Lorie Giddix, a resident at the Cedar Springs Mobile Home Community in Southington, which was bought by Sun Communities, held up a photograph of ruts in the roads at the park. She said these ruts were dangerous for residents like an elderly man she knows who walks each day as part of his physical therapy. The man, she said, uses a walker.
“When those wheels get stuck, that walker’s going to go down and that gentleman is going to go with it. I know, because that’s my cane and I’ve fallen before,” she said.
Bob Bailey, who lives at the mobile home park Evergreen Springs in Clinton, owned by Michigan-based corporation RHP, said their rent has reached $721 per month for residents and $800 per month for people moving into the park. He said the park has ignored maintenance problems. He estimated the park had about 10 houses — some boarded up, some vacant — that needed to be demolished over the last six years.
The trees, he said, were also a widespread issue.
“They keep telling us, ‘Well, you know you live in the woods,’” Bailey said. “You still have a responsibility. You have trees hanging over houses. You could be laying in bed, a tree comes down, you’re dead.“
Bailey told CT Examiner that the local managers had recently been making an effort to address some of the problems, such as the old houses and the drainage issues.
Evergreen Springs’ Management said in a statement that they were “proud to offer an affordable and high quality community at Evergreen Springs,” and that they were “committed to providing a well-maintained community for residents.”
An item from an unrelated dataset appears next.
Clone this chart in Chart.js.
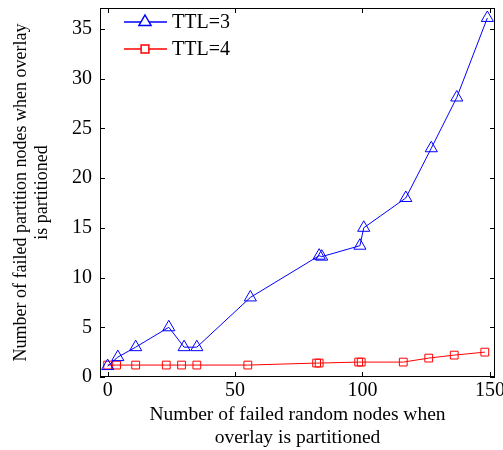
<!DOCTYPE html>
<html>
<head>
<meta charset="utf-8">
<script src="https://cdn.jsdelivr.net/npm/chart.js@4/dist/chart.umd.min.js"></script>
<style>
  html, body { margin: 0; padding: 0; background: #ffffff; }
  #wrap { width: 503px; height: 450px; }
</style>
</head>
<body>
<div id="wrap"><canvas id="myChart" width="503" height="450"></canvas></div>
<script>
// values
const seriesLabels = ["TTL=3", "TTL=4"];
const xTtl3 = [0, 4, 11, 24, 30, 35, 56, 83, 84, 99, 100.5, 117, 127, 137, 149];
const yTtl3 = [1.1, 2, 3, 5, 3, 3, 8, 12.2, 12.1, 13.2, 15, 18, 23, 28.1, 36.1];
const xTtl4 = [0, 3.5, 11, 23, 29, 35, 55, 82, 83, 98.5, 99.5, 116, 126, 136, 148];
const yTtl4 = [1.2, 1.2, 1.2, 1.2, 1.2, 1.2, 1.2, 1.4, 1.4, 1.5, 1.5, 1.5, 1.9, 2.2, 2.5];
const xTicks = [0, 50, 100, 150];
const yTicks = [0, 5, 10, 15, 20, 25, 30, 35];
const xTitle = ["Number of failed random nodes when", "overlay is partitioned"];
const yTitle = ["Number of failed partition nodes when overlay", "is partitioned"];

const serif = "'Liberation Serif', 'Times New Roman', serif";

const toPoints = (xs, ys) => xs.map((x, i) => ({ x: x, y: ys[i] }));

// keep the plot box exactly where the reference has it
const noOverhang = (scale) => {
  scale.paddingTop = 0;
  scale.paddingBottom = 0;
  scale.paddingLeft = 0;
  scale.paddingRight = 0;
};

// box around the plot with inward tick marks on all four sides
const boxPlugin = {
  id: "box",
  afterDraw(chart) {
    const c = chart.ctx;
    const a = chart.chartArea;
    const xs = chart.scales.x;
    const ys = chart.scales.y;
    const len = 5;
    c.save();
    c.strokeStyle = "#000000";
    c.lineWidth = 1;
    c.strokeRect(a.left + 0.5, a.top + 0.5, a.right - a.left - 1, a.bottom - a.top - 1);
    c.beginPath();
    xTicks.forEach((v) => {
      const px = Math.round(xs.getPixelForValue(v)) + 0.5;
      c.moveTo(px, a.bottom);
      c.lineTo(px, a.bottom - len);
      c.moveTo(px, a.top);
      c.lineTo(px, a.top + len);
    });
    yTicks.forEach((v) => {
      const py = Math.round(ys.getPixelForValue(v)) + 0.5;
      c.moveTo(a.left, py);
      c.lineTo(a.left + len, py);
      c.moveTo(a.right, py);
      c.lineTo(a.right - len, py);
    });
    c.stroke();

    // legend, top-left inside the plot
    chart.data.datasets.forEach((ds, i) => {
      const y = 22 + i * 27;
      const x0 = 124, x1 = 167, mx = 145;
      c.strokeStyle = ds.borderColor;
      c.lineWidth = 1.5;
      c.beginPath();
      c.moveTo(x0, y);
      c.lineTo(x1, y);
      c.stroke();
      c.fillStyle = "#ffffff";
      c.beginPath();
      if (ds.pointStyle === "triangle") {
        const r = ds.pointRadius;
        c.moveTo(mx, y - r);
        c.lineTo(mx + r * 0.866, y + r * 0.5);
        c.lineTo(mx - r * 0.866, y + r * 0.5);
        c.closePath();
      } else {
        const s = ds.pointRadius * Math.SQRT1_2;
        c.rect(mx - s, y - s, 2 * s, 2 * s);
      }
      c.fill();
      c.stroke();
      c.fillStyle = "#000000";
      c.font = "20px " + serif;
      c.textBaseline = "middle";
      c.textAlign = "left";
      c.fillText(ds.label, 172, y + 1);
    });
    c.restore();
  }
};

const ctx = document.getElementById("myChart");
const myChart = new Chart(ctx, {
  type: "line",
  data: {
    datasets: [
      {
        label: seriesLabels[0],
        data: toPoints(xTtl3, yTtl3),
        borderColor: "#0000ff",
        backgroundColor: "#0000ff",
        borderWidth: 1,
        pointStyle: "triangle",
        pointRadius: 7,
        pointBorderWidth: 1,
        pointBackgroundColor: "rgba(0,0,0,0)",
        pointBorderColor: "#0000ff",
        tension: 0
      },
      {
        label: seriesLabels[1],
        data: toPoints(xTtl4, yTtl4),
        borderColor: "#ff0000",
        backgroundColor: "#ff0000",
        borderWidth: 1,
        pointStyle: "rect",
        pointRadius: 5.5,
        pointBorderWidth: 1,
        pointBackgroundColor: "rgba(0,0,0,0)",
        pointBorderColor: "#ff0000",
        tension: 0
      }
    ]
  },
  options: {
    responsive: false,
    animation: false,
    layout: { padding: { top: 7, right: 6, left: 0, bottom: 0 } },
    plugins: {
      legend: { display: false },
      tooltip: { enabled: false }
    },
    scales: {
      x: {
        type: "linear",
        min: -3,
        max: 152,
        afterFit: (scale) => { scale.height = 73; noOverhang(scale); },
        afterBuildTicks: (scale) => { scale.ticks = xTicks.map((v) => ({ value: v })); },
        grid: { display: false, drawTicks: false },
        border: { display: false },
        ticks: {
          color: "#000000",
          padding: 2,
          maxRotation: 0,
          font: { family: serif, size: 20 }
        },
        title: {
          display: true,
          text: xTitle,
          color: "#000000",
          padding: { top: 0, bottom: 1 },
          font: { family: serif, size: 19.5, lineHeight: "23px" }
        }
      },
      y: {
        type: "linear",
        min: 0,
        max: 37.1,
        afterFit: (scale) => { scale.width = 100; noOverhang(scale); },
        afterBuildTicks: (scale) => { scale.ticks = yTicks.map((v) => ({ value: v })); },
        grid: { display: false, drawTicks: false },
        border: { display: false },
        ticks: {
          color: "#000000",
          padding: 8,
          font: { family: serif, size: 20 }
        },
        title: {
          display: true,
          text: yTitle,
          color: "#000000",
          padding: { top: 11, bottom: 0 },
          font: { family: serif, size: 18, lineHeight: "21px" }
        }
      }
    }
  },
  plugins: [boxPlugin]
});
</script>
</body>
</html>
“We are in the process of completing several capital improvement projects, including road repairs that will be completed in October, and tree trimming/removal which is currently underway and scheduled to be completed by the end of October,” the statement read. “Additionally, we have begun the process of removing any unrepairable vacant homes from the community. Any testing or remediation that was required by the town/state has been completed. We can now begin the removal of these homes which will occur in the very near future.”
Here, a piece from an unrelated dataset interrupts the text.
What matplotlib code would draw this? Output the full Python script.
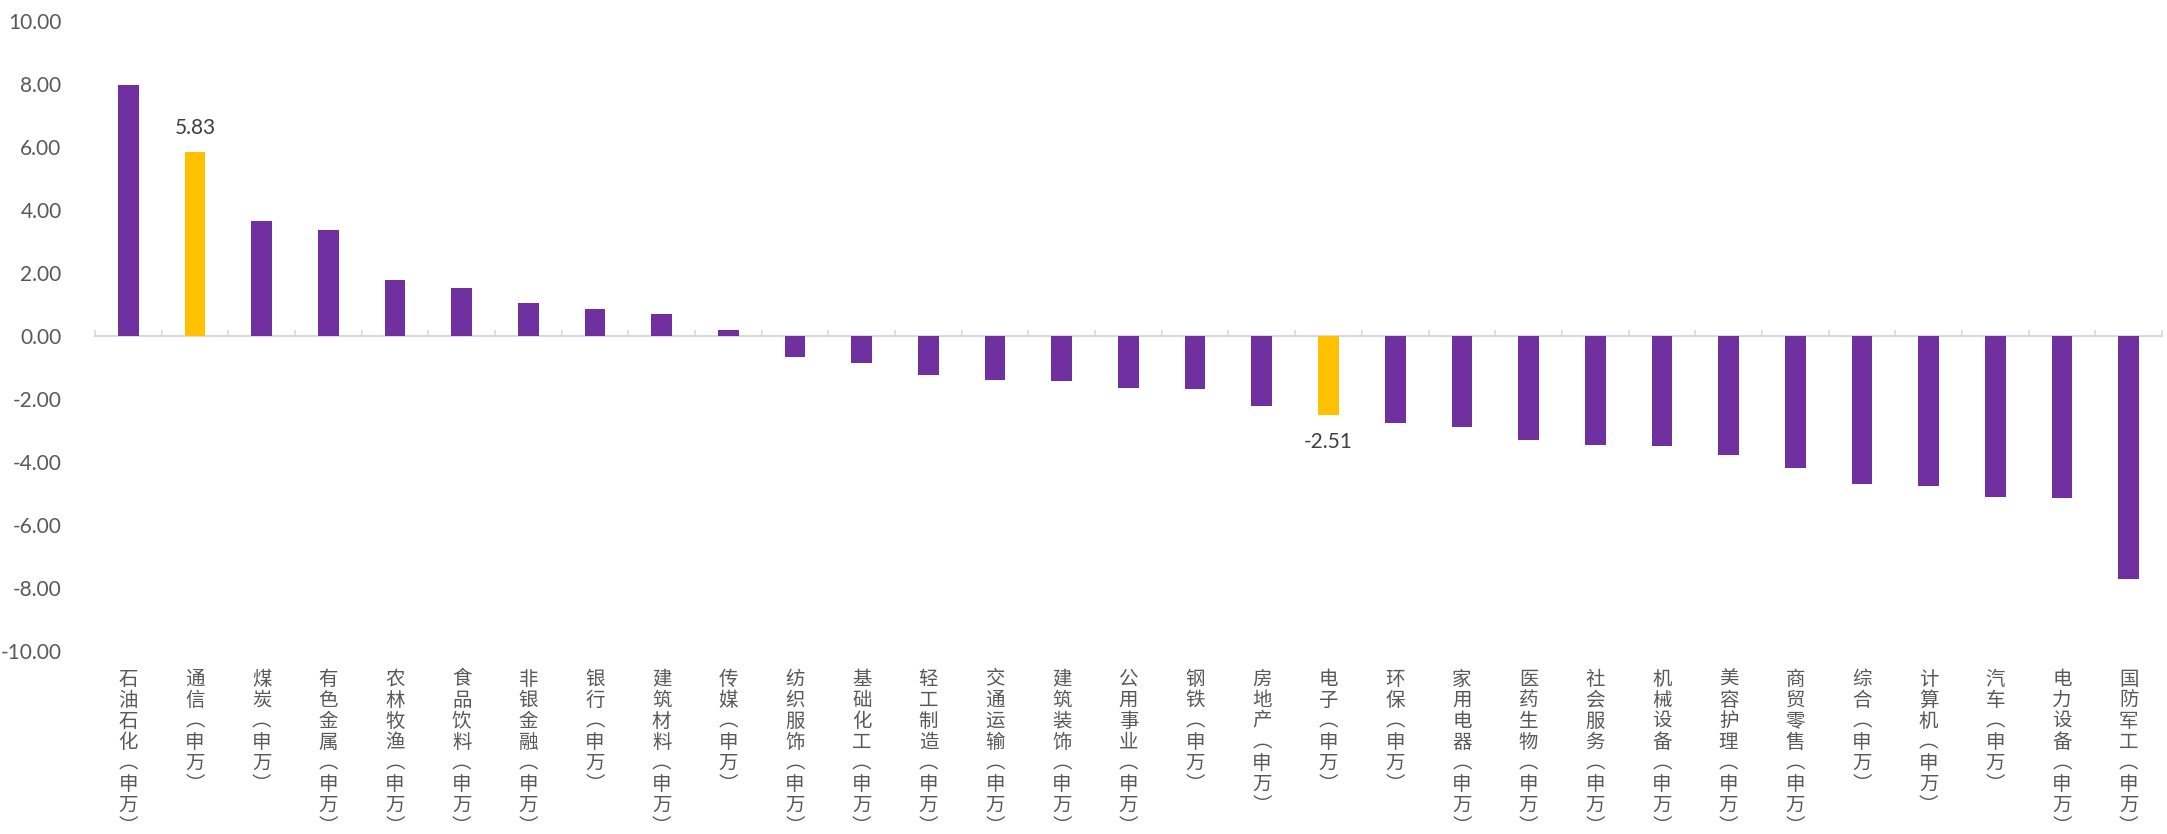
import matplotlib
matplotlib.use("Agg")
import matplotlib.pyplot as plt
import matplotlib.transforms as mtransforms
import numpy as np

plt.rcParams['font.family'] = ['Noto Sans CJK SC', 'DejaVu Sans']

categories = ["石油石化", "通信", "煤炭", "有色金属", "农林牧渔", "食品饮料", "非银金融", "银行",
              "建筑材料", "传媒", "纺织服饰", "基础化工", "轻工制造", "交通运输", "建筑装饰",
              "公用事业", "钢铁", "房地产", "电子", "环保", "家用电器", "医药生物", "社会服务",
              "机械设备", "美容护理", "商贸零售", "综合", "计算机", "汽车", "电力设备", "国防军工"]
values = [7.95, 5.83, 3.66, 3.35, 1.79, 1.53, 1.05, 0.84, 0.71, 0.20, -0.67, -0.86, -1.24,
          -1.40, -1.43, -1.65, -1.67, -2.21, -2.51, -2.78, -2.90, -3.32, -3.45, -3.50, -3.77,
          -4.20, -4.70, -4.78, -5.10, -5.13, -7.72]
highlight = ["通信", "电子"]
y_ticks = [-10, -8, -6, -4, -2, 0, 2, 4, 6, 8, 10]

PURPLE = "#7030A0"
YELLOW = "#FFC000"

fig = plt.figure(figsize=(21.67, 8.34), dpi=100)
ax = fig.add_axes([0.0438, 0.2195, 0.9539, 0.7555])

x = np.arange(len(categories))
colors = [YELLOW if c in highlight else PURPLE for c in categories]
ax.bar(x, values, width=0.31, color=colors, zorder=3)

ax.set_xlim(-0.5, len(categories) - 0.5)
ax.set_ylim(-10, 10)
ax.set_yticks(y_ticks)
ax.set_yticklabels([f"{v:.2f}" for v in y_ticks], family=['Lato', 'DejaVu Sans'],
                   fontsize=15, color="#595959")
ax.tick_params(axis='y', length=0, pad=24)

for s in ['left', 'right', 'top']:
    ax.spines[s].set_visible(False)
ax.spines['bottom'].set_position(('data', 0))
ax.spines['bottom'].set_color("#D9D9D9")
ax.spines['bottom'].set_linewidth(1.5)
ax.spines['bottom'].set_zorder(2)
ax.set_xticks(np.arange(len(categories) + 1) - 0.5)
ax.set_xticklabels([])
ax.tick_params(axis='x', direction='in', length=4, width=1.2, color="#D9D9D9")

# data labels for highlighted bars
for xi, c, v in zip(x, categories, values):
    if c in highlight:
        off = 10 if v >= 0 else -12
        ax.annotate(f"{v:.2f}", (xi, v), xytext=(0, off), textcoords='offset points',
                    ha='center', va='bottom' if v >= 0 else 'top',
                    fontsize=15, color="#404040", family=['Lato', 'DejaVu Sans'])

# vertical stacked category labels
trans = mtransforms.blended_transform_factory(ax.transData, ax.transAxes)
for xi, c in zip(x, categories):
    label = c + "︵申万︶"
    ax.text(xi, -0.028, "\n".join(label), transform=trans, ha='center', va='top',
            fontsize=14, color="#595959", linespacing=1.0)

fig.savefig("out.png", dpi=100, facecolor="white")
Residents from the communities in Southington and Beacon Falls are asking the towns to form a Fair Rent Commission — a municipal board made up of landlords and tenants that can hear complaints and decide whether a rent increase is unreasonable.
Valerie DePaolo, a member of the Southington Town Council, told residents Saturday that the council was looking into the possibility of a fair rent commission, and how much authority such a commission could have.
“This is an extremely important issue,” said DePaolo.
Mike Kane, a local community manager for three Sun communities in Southington, said that he came to the meeting to hear residents’ concerns.
“We are trying to do as much as we can to listen to what the issues are,” he said. “And any input I can have to affect change for the benefit of the residents, I’m going to try and do that.”
Martinez said that the stories she heard from the residents hit home.
“This is a really personal issue for me, I’m a home care nurse in Southington. I have so many patients in Sun that are homebound … they cannot afford food and medication and their health care. They cannot take on this increase,” she said. “You have an advocate and an ally.”
Blumenthal told residents that he has already prepared a piece of draft legislation to introduce in the Senate, but could not commit to a firm timeline. He promised to return either at the end of this year or early next year and report on the legislation’s progress.
“I will go to every one of my colleagues on both sides of the aisle … and enlist and ask for their support,” said Blumenthal. “I sincerely think that there is an issue of really fundamental justice here, fairness and justice. And I think the more we push through legislation, or through the kind of voice and face that you’re giving to these issues, the more we’re going to be heard and get action.”